THE QUESTION EVERYONE’S ASKING
This week’s questions comes from a home seller in Towngate.
So who has the upper hand right now, buyers or sellers?
It's a fair question, especially in a market like Pembroke Pines where conditions shift fast. Everyone wants to know if they're walking into a feeding frenzy or a negotiator's paradise.
But here's the thing: most people are looking at the wrong signals.
Days on market? Important, but incomplete.
Median price changes? Helpful, but not the full picture.
To really answer this question, we need to talk about absorption rate, the best kept secret in understanding who's in control.
Let me break it down.
WHAT PEOPLE MEAN WHEN THEY SAY "BUYER'S MARKET" OR "SELLER'S MARKET"
When people say it's a "buyer's market" or "seller's market," what they're really talking about is supply and demand and how many homes are available vs. how quickly they're being snapped up.
Here's how it typically breaks down:
Seller's Market: Fewer than 3 months of inventory.
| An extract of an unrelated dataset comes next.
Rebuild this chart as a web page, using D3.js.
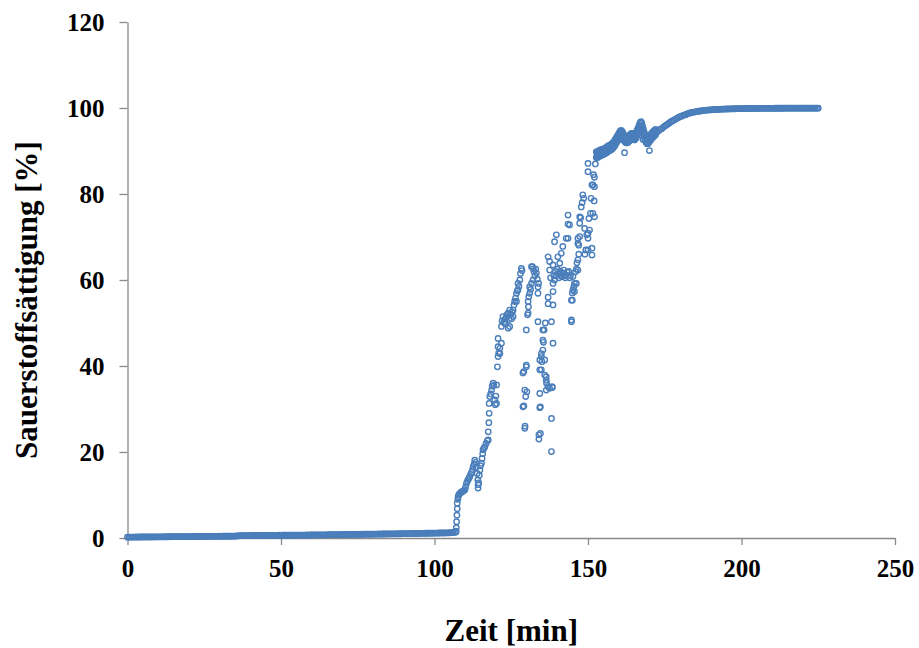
<!DOCTYPE html>
<html>
<head>
<meta charset="utf-8">
<script src="https://cdn.jsdelivr.net/npm/d3@7"></script>
<style>
  html, body { margin: 0; padding: 0; background: #fff; }
  svg { display: block; }
  .tick text, .title { font-family: "Liberation Serif", "Times New Roman", serif; font-weight: bold; fill: #000; }
</style>
</head>
<body>
<svg id="chart" width="919" height="648"></svg>
<script>
// ---------- DATA ----------
const xTicks = [0, 50, 100, 150, 200, 250];
const yTicks = [0, 20, 40, 60, 80, 100, 120];
const xTitle = "Zeit [min]";
const yTitle = "Sauerstoffsättigung [%]";

// baseline: sampled every 0.5 min from 0 to 107 min
const baselineStart = 0, baselineStep = 0.5;
const baselineValues = [
  0.20,0.21,0.20,0.22,0.21,0.22,0.23,0.22,0.23,0.24,
  0.23,0.24,0.25,0.24,0.25,0.26,0.25,0.26,0.27,0.26,
  0.27,0.28,0.27,0.28,0.29,0.28,0.29,0.30,0.29,0.30,
  0.31,0.30,0.31,0.32,0.31,0.32,0.33,0.32,0.33,0.34,
  0.33,0.34,0.35,0.34,0.35,0.36,0.35,0.36,0.37,0.36,
  0.37,0.38,0.37,0.38,0.39,0.38,0.39,0.40,0.39,0.40,
  0.41,0.40,0.41,0.42,0.41,0.42,0.43,0.42,0.43,0.44,
  0.45,0.47,0.50,0.53,0.55,0.56,0.55,0.56,0.57,0.56,
  0.57,0.58,0.57,0.58,0.59,0.58,0.59,0.60,0.59,0.60,
  0.61,0.60,0.61,0.62,0.61,0.62,0.63,0.62,0.63,0.64,
  0.63,0.64,0.65,0.64,0.65,0.66,0.65,0.66,0.67,0.66,
  0.67,0.68,0.67,0.68,0.69,0.68,0.69,0.70,0.69,0.70,
  0.71,0.72,0.71,0.72,0.73,0.74,0.73,0.74,0.75,0.74,
  0.75,0.76,0.77,0.76,0.77,0.78,0.79,0.78,0.79,0.80,
  0.81,0.80,0.81,0.82,0.83,0.82,0.83,0.84,0.85,0.84,
  0.85,0.86,0.87,0.86,0.87,0.88,0.89,0.88,0.89,0.90,
  0.91,0.90,0.91,0.92,0.93,0.92,0.93,0.94,0.95,0.94,
  0.95,0.96,0.97,0.96,0.97,0.98,0.99,0.98,0.99,1.00,
  1.01,1.00,1.02,1.03,1.02,1.04,1.05,1.04,1.06,1.07,
  1.06,1.08,1.09,1.08,1.10,1.11,1.10,1.12,1.13,1.12,
  1.14,1.15,1.14,1.16,1.17,1.18,1.17,1.19,1.20,1.21,
  1.22,1.24,1.26,1.30,1.40
];

// transition phase: [time min, saturation %]
const transitionPoints = [
  [107.0,1.6],[107.1,2.4],[107.2,3.8],[107.3,5.3],[107.4,6.8],[107.4,8.1],[107.6,9.0],[107.7,9.6],[107.9,10.0],[108.1,10.2],
  [108.3,10.4],[108.6,10.6],[108.9,10.7],[109.2,10.9],[109.5,11.0],[109.9,11.2],[110.1,11.8],[110.4,12.7],[110.7,13.2],[111.0,13.6],
  [111.3,14.0],[111.5,14.3],[111.8,14.8],[112.1,15.3],[112.4,15.9],[112.6,16.6],[112.9,17.2],[113.1,18.1],[113.4,17.6],[113.6,16.5],
  [113.9,15.0],[114.1,13.5],[114.2,12.4],[114.2,11.6],[114.4,12.8],[114.6,14.6],[114.8,15.8],[115.0,16.8],[115.3,17.4],[115.5,18.5],
  [115.7,19.6],[115.8,20.5],[116.1,20.9],[116.4,21.2],[116.8,22.0],[117.2,22.6],[117.5,22.8],[117.5,24.7],[117.7,26.8],[117.8,29.0],
  [117.8,31.3],[118.0,32.9],[118.3,33.5],[118.6,34.4],[118.8,35.3],[119.1,36.0],[119.3,35.5],[119.6,32.1],[119.8,31.0],[120.0,33.0],
  [120.2,35.6],[120.2,31.3],[120.5,39.8],[120.7,42.2],[120.7,44.5],[120.7,46.4],[120.9,43.0],[121.3,42.9],[121.3,44.1],[121.8,45.3],
  [121.8,49.2],[122.0,50.5],[122.3,51.5],[122.6,50.2],[122.9,49.9],[123.1,51.0],[123.4,51.5],[123.7,52.0],[124.0,52.3],[124.0,48.8],
  [124.3,50.8],[124.5,49.2],[124.5,53.0],[124.8,52.0],[125.1,51.0],[125.3,52.5],[125.6,51.5],[125.6,53.0],[125.9,54.2],[126.1,55.0],
  [126.4,55.8],[126.7,56.9],[126.7,55.0],[127.0,57.5],[127.2,57.7],[127.2,59.2],[127.5,58.5],[127.8,60.0],[128.0,61.5],[128.3,62.7],
  [128.5,62.2],[128.8,38.4],[128.8,30.5],[129.1,38.7],[129.1,30.7],[129.4,34.4],[129.4,25.5],[129.5,26.0],[129.7,32.9],[129.9,39.8],
  [129.9,40.2],[129.9,48.4],[130.1,34.0],[130.3,51.9],[130.5,52.3],[130.5,55.0],[130.6,53.8],[130.7,56.1],[131.0,56.9],[131.0,58.4],
  [131.3,57.8],[131.6,59.2],[131.6,63.1],[131.9,63.1],[132.1,60.0],[132.2,62.6],[132.4,62.0],[132.7,61.0],[133.0,62.5],[133.2,61.6],
  [133.5,60.2],[133.7,58.4],[133.7,56.9],[133.7,50.3],[133.9,59.2],[134.0,24.0],[134.0,23.0],[134.3,30.3],[134.3,33.6],[134.3,41.4],
  [134.3,39.1],[134.5,30.5],[134.5,24.3],[134.8,42.9],[134.8,42.2],[134.8,39.1],[135.0,41.0],[135.3,43.7],[135.3,46.0],[135.3,48.4],
  [135.5,45.5],[135.7,48.4],[135.9,37.9],[135.9,41.4],[136.1,50.0],[136.4,37.5],[136.4,36.7],[136.4,34.4],[136.5,36.0],[137.0,35.2],
  [137.0,56.0],[137.0,54.5],[137.0,65.4],[137.5,34.8],[137.5,62.3],[137.5,64.3],[137.8,60.5],[138.1,27.8],[138.1,20.1],[138.1,50.3],
  [138.3,35.2],[138.4,35.0],[138.6,45.3],[138.6,54.2],[138.6,57.3],[138.6,59.2],[138.6,63.5],[138.9,61.0],[139.1,60.0],[139.1,68.9],
  [139.4,62.0],[139.7,70.5],[139.7,61.0],[140.0,62.5],[140.2,65.4],[140.2,61.5],[140.5,60.5],[140.8,61.6],[140.8,63.9],[141.0,62.0],
  [141.3,66.2],[141.3,61.0],[141.6,60.8],[141.8,67.8],[141.8,61.6],[142.1,62.3],[142.4,61.0],[142.6,60.5],[142.9,69.7],[142.9,61.2],
  [143.2,61.8],[143.5,75.1],[143.5,73.0],[143.5,69.7],[143.7,62.0],[144.0,72.8],[144.0,60.5],[144.3,61.0],[144.6,50.3],[144.6,50.7],
  [144.6,55.3],[144.9,55.3],[144.9,57.0],[145.1,57.7],[145.1,60.8],[145.4,58.5],[145.6,57.3],[145.6,59.2],[145.9,61.9],[146.2,59.2],
  [146.2,62.5],[146.4,64.0],[146.7,62.3],[146.7,64.7],[146.7,68.5],[146.7,69.7],[147.0,66.0],[147.0,68.1],[147.3,70.1],[147.3,73.2],
  [147.3,74.7],[147.6,74.5],[147.8,77.0],[148.1,78.0],[148.3,79.8],[148.6,79.0],[148.9,72.0],[149.0,66.0],[149.3,67.0],[149.6,70.5],
  [150.0,67.0],[150.0,69.7],[150.0,70.9],[150.0,85.2],[150.0,87.1],[150.3,74.3],[150.5,71.6],[150.8,75.5],[151.0,79.0],[151.3,82.1],
  [151.3,67.4],[151.3,65.8],[151.6,75.5],[151.6,82.1],[151.8,84.5],[152.0,78.4],[152.1,83.9],[152.1,81.7],[152.1,74.7],[152.4,87.0],
  [152.7,88.5],[152.7,89.8],[152.9,88.6],[161.9,89.6],[167.9,92.7],[170.0,90.1]
];

// plateau band (upper and lower edge of the noisy trace): every 0.25 min, 153 to 172 min
const bandStart = 153, bandStep = 0.25;
const bandUpperValues = [
  89.8,89.9,90.0,90.1,90.2,90.3,90.3,90.4,90.4,90.5,
  90.6,90.7,90.8,91.0,91.1,91.2,91.3,91.4,91.5,91.6,
  91.8,92.0,92.2,92.5,92.8,93.1,93.4,93.7,94.0,94.3,
  94.6,94.8,94.7,94.4,94.0,93.6,93.4,93.2,93.1,93.1,
  93.2,93.4,93.6,93.8,94.0,94.1,94.1,93.9,93.8,93.8,
  94.1,94.4,94.8,95.2,95.7,96.2,96.6,96.8,96.5,95.9,
  95.2,94.5,93.9,93.4,93.1,92.9,92.9,93.1,93.4,93.6,
  93.9,94.1,94.3,94.5,94.7,94.8,95.0
];
const bandLowerValues = [
  88.6,88.5,88.8,88.9,89.0,88.9,89.1,89.2,89.2,89.3,
  89.4,89.5,89.6,89.8,89.9,90.0,90.1,90.2,90.3,90.4,
  90.6,90.8,91.0,91.3,91.6,91.9,92.2,92.5,92.8,93.1,
  93.4,93.6,93.5,93.2,92.8,92.4,92.2,92.0,91.9,91.9,
  92.0,92.2,92.4,92.6,92.8,92.9,92.9,92.7,92.6,92.6,
  92.9,93.2,93.6,94.0,94.5,95.0,95.4,95.6,95.3,94.7,
  94.0,93.3,92.7,92.2,91.9,91.7,91.7,91.9,92.2,92.4,
  92.7,92.9,93.1,93.3,93.5,93.6,93.8
];

// saturation tail: sampled every 0.5 min from 172.5 to 225 min
const tailStart = 172.5, tailStep = 0.5;
const tailValues = [
  94.4,94.7,95.0,95.2,95.5,95.8,96.0,96.3,96.5,96.8,
  97.0,97.2,97.4,97.6,97.8,98.0,98.1,98.3,98.4,98.5,
  98.7,98.8,98.9,99.0,99.05,99.1,99.2,99.25,99.3,99.35,
  99.4,99.45,99.5,99.52,99.55,99.58,99.6,99.62,99.65,99.67,
  99.69,99.7,99.72,99.74,99.75,99.77,99.78,99.79,99.8,99.81,
  99.82,99.83,99.84,99.85,99.86,99.86,99.87,99.87,99.88,99.88,
  99.89,99.89,99.9,99.9,99.9,99.91,99.91,99.91,99.92,99.92,
  99.92,99.92,99.93,99.93,99.93,99.93,99.93,99.94,99.94,99.94,
  99.94,99.94,99.94,99.95,99.95,99.95,99.95,99.95,99.95,99.95,
  99.95,99.96,99.96,99.96,99.96,99.96,99.96,99.96,99.96,99.96,
  99.96,99.96,99.97,99.97,99.97,99.97
];

// ---------- CHART ----------
const svg = d3.select("#chart");
const x = d3.scaleLinear().domain([0, 250]).range([127.5, 895]);
const y = d3.scaleLinear().domain([0, 120]).range([538, 22]);
const axisColor = "#898989";
const markerColor = "#4a7ebb";

const sampled = (start, step, vals) => vals.map((v, i) => [start + i * step, v]);
const allPoints = []
  .concat(sampled(baselineStart, baselineStep, baselineValues))
  .concat(transitionPoints)
  .concat(sampled(bandStart, bandStep, bandUpperValues))
  .concat(sampled(bandStart, bandStep, bandLowerValues))
  .concat(sampled(tailStart, tailStep, tailValues));

// axes
const xAxis = d3.axisBottom(x).tickValues(xTicks).tickSize(7).tickSizeOuter(0).tickPadding(14);
const yAxis = d3.axisLeft(y).tickValues(yTicks).tickSize(8).tickSizeOuter(0).tickPadding(15);

const gx = svg.append("g").attr("transform", `translate(0,${y(0)})`).call(xAxis);
const gy = svg.append("g").attr("transform", `translate(${x(0)},0)`).call(yAxis);

[gx, gy].forEach(g => {
  g.select(".domain").attr("stroke", axisColor).attr("stroke-width", 1.3);
  g.selectAll(".tick line").attr("stroke", axisColor).attr("stroke-width", 1.3);
  g.selectAll(".tick text").style("font-size", "25px");
});

// points
svg.append("g")
  .selectAll("circle")
  .data(allPoints)
  .join("circle")
  .attr("cx", d => x(d[0]))
  .attr("cy", d => y(d[1]))
  .attr("r", 2.7)
  .attr("fill", "none")
  .attr("stroke", markerColor)
  .attr("stroke-width", 1.4);

// titles
svg.append("text")
  .attr("class", "title")
  .attr("x", (x(0) + x(250)) / 2)
  .attr("y", 641)
  .attr("text-anchor", "middle")
  .style("font-size", "31px")
  .text(xTitle);

svg.append("text")
  .attr("class", "title")
  .attr("transform", `translate(37,300) rotate(-90)`)
  .attr("text-anchor", "middle")
  .style("font-size", "31px")
  .text(yTitle);
</script>
</body>
</html>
Homes sell quickly, often with multiple offers. Sellers have leverage. Buyers compete.
Neutral Market: 3–6 months of inventory. Balanced. Buyers have options, but sellers still have leverage. Negotiations are more reasonable.
Buyer's Market: More than 6 months of inventory. Homes sit longer, buyers negotiate harder. Sellers adjust expectations or wait it out.
But how do we measure that in real time? Enter: absorption rate.
WHAT'S ABSORPTION RATE AND WHY USE PENDING SALES?
Absorption rate tells us how quickly homes are being "absorbed" (aka taken off the market) based on recent demand. It's expressed in months of inventory or how many months it would take to sell all current listings at the current pace.
The formula:
Months of Inventory = Active Listings ÷ Pending Sales (per month)
We use pending sales instead of closed sales because pendings reflect real time activity, what just went under contract in the last 30 days, not what closed weeks or months ago.
Closings are history. Pendings are the market's current temperature.
HOW IT WORKS: A REAL EXAMPLE
Let's say there are 100 active listings in Pembroke Pines and 50 homes went pending in the past 30 days:
100 ÷ 50 = 2 months of inventory
That means at the current pace, it would take 2 months to sell all available homes. A strong, seller leaning market.
Now let's flip it:
If there are 100 active listings and only 20 homes went pending:
100 ÷ 20 = 5 months of inventory
That means it would take 5 months to sell all available homes at the current pace. A slower, more balanced market.
The lower the months of inventory, the faster homes are moving. The higher the number, the more inventory is piling up.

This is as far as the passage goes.